* _DATA EXCERPT_
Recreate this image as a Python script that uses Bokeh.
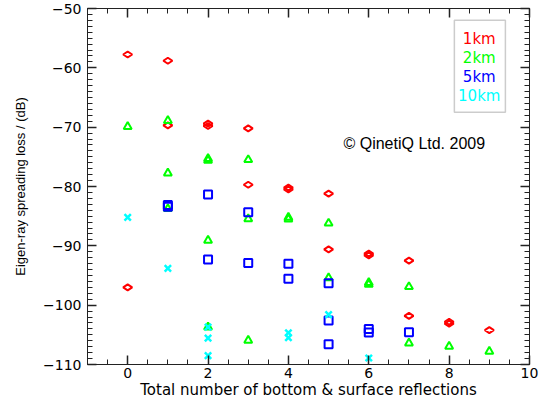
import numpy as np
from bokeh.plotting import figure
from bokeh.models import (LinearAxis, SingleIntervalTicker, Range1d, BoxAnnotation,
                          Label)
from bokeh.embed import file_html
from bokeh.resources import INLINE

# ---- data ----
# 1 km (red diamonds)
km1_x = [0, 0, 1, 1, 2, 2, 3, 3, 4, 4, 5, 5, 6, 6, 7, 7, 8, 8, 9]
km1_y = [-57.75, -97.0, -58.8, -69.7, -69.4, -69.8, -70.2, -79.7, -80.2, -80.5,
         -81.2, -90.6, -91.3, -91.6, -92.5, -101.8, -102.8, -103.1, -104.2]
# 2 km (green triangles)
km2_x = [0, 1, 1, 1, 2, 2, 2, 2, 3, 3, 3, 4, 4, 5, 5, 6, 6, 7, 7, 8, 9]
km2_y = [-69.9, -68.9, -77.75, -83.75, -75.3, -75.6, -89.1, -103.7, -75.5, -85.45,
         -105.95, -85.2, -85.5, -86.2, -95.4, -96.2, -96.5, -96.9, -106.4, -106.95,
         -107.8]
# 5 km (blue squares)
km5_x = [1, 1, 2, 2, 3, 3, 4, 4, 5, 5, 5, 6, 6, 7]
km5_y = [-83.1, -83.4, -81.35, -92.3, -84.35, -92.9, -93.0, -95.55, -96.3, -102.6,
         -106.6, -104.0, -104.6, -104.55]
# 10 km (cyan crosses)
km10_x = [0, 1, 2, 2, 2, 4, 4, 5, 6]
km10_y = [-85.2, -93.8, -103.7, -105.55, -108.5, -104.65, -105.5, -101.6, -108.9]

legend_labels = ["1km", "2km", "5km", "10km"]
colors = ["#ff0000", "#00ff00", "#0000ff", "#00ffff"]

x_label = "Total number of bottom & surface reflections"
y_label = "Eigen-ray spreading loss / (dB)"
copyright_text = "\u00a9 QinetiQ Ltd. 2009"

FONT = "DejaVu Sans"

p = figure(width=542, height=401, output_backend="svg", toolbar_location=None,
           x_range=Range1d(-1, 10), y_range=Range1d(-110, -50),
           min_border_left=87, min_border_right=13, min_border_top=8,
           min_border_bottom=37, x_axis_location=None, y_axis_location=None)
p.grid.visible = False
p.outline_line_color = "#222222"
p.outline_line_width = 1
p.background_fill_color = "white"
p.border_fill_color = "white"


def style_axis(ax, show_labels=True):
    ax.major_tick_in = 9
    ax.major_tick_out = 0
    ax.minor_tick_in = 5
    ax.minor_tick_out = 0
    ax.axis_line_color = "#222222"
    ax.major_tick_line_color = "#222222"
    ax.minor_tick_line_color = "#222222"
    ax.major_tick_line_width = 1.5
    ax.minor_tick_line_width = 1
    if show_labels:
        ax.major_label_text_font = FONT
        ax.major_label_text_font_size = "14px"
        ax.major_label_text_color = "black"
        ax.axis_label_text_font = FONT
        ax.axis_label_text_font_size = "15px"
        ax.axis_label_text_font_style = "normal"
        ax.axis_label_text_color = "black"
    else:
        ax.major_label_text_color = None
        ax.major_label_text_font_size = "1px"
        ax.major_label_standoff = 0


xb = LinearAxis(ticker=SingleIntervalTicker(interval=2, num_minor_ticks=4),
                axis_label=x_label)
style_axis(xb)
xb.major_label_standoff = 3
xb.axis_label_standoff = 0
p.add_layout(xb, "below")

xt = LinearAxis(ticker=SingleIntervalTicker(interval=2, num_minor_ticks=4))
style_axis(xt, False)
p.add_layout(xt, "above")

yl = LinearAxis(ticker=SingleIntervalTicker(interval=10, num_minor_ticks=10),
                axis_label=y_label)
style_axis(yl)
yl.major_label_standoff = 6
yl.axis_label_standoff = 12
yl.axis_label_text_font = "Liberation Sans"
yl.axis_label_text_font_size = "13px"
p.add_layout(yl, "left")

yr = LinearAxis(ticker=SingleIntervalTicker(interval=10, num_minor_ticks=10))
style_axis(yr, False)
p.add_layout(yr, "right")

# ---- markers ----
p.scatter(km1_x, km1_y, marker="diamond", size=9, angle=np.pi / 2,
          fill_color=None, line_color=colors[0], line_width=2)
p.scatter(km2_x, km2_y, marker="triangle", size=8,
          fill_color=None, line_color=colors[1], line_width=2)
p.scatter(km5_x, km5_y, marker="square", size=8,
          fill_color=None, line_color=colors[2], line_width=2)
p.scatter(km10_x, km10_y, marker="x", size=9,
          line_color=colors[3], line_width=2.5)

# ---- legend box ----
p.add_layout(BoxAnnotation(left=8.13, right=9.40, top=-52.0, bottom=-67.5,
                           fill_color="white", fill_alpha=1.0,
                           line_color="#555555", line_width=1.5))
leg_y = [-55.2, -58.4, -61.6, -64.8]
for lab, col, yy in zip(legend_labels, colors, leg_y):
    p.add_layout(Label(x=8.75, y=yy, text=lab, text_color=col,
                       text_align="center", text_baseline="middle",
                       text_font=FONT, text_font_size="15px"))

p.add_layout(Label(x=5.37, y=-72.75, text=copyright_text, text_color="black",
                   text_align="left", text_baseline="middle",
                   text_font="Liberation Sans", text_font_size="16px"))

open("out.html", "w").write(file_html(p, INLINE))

* _WHAT IS BEING ASKED_
Repeat exactly and only the lines from the start of the data above through the line that holds "from bokeh.resources import INLINE", inclusive. Pictures do not belong in the copy.

* _REPLY_
Recreate this image as a Python script that uses Bokeh.
import numpy as np
from bokeh.plotting import figure
from bokeh.models import (LinearAxis, SingleIntervalTicker, Range1d, BoxAnnotation,
                          Label)
from bokeh.embed import file_html
from bokeh.resources import INLINE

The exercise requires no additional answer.